Doomsday Book
Directed by Kim Jee-woon and Yim Pil-sung
Written by Kim Jee-woon and Yim Pil-sung
South Korea, 2012
How often do anthology films fully come together, with each part perfectly complimenting one another? The answer, despite however many times filmmakers attempt to construct them, is rarely. In fairness, the degree of difficult involved is high, with the creative teams having to come up with not one but multiple storylines, the themes and plot of which, as a requirement, must come together to form a whole, single cohesive project. Directors and screenwriters Kim Jee-woon and Yim Pil-sung make their challenge even taller by adopting as the overarching theme of their collaboration, Doomsday Book, the end of the world. Admirable as the challenge may be, it is the results which matter most. So how did they fair?

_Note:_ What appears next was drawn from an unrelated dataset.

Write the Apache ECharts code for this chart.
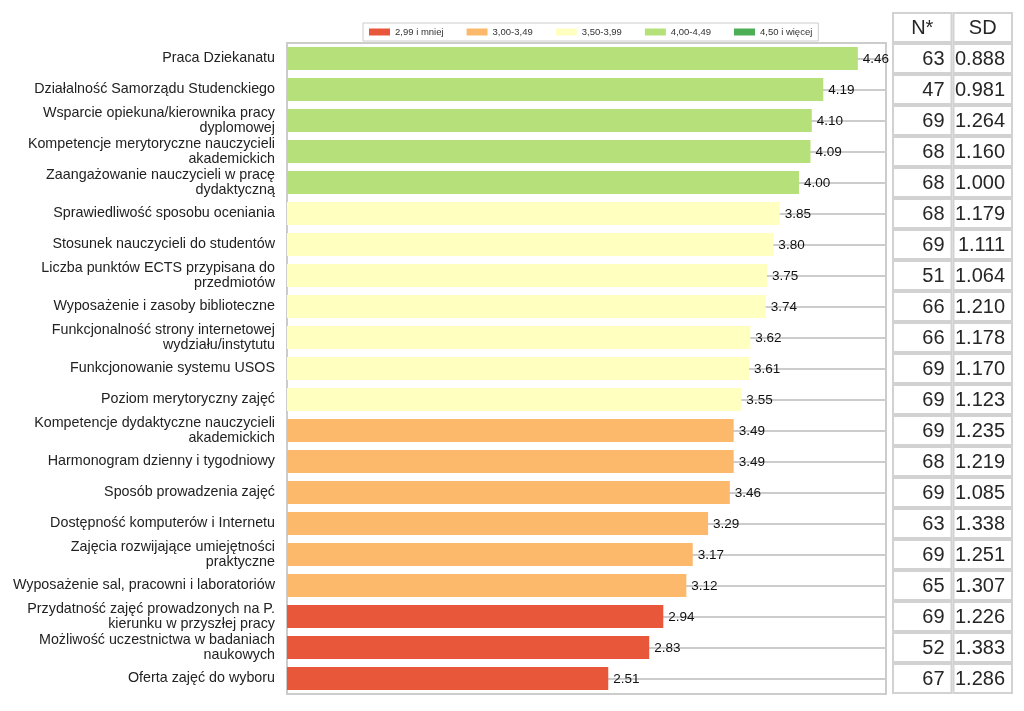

Doomsday Book is sliced into three separate chapters, the first and third directed by Yim Pil-sung (who was kind enough to make the trip to the festival for the screening), with his compatriot Kim taking charge of the middle story. It opens with A Brave New World in which a young hopeful scientist (Ryu Seung-beom) house sits while his family is away. Little does he realize while taking out the garbage that the apple he tosses into the bag with all the other waste is startlingly unhealthy looking. The apple travels to the waste disposal plant, is tossed around here and there, and before anyone knows it, an infection begins to spread, turning people into flesh eating zombies, including the protagonist and the cute girl he takes on a date (Go Joon-hee).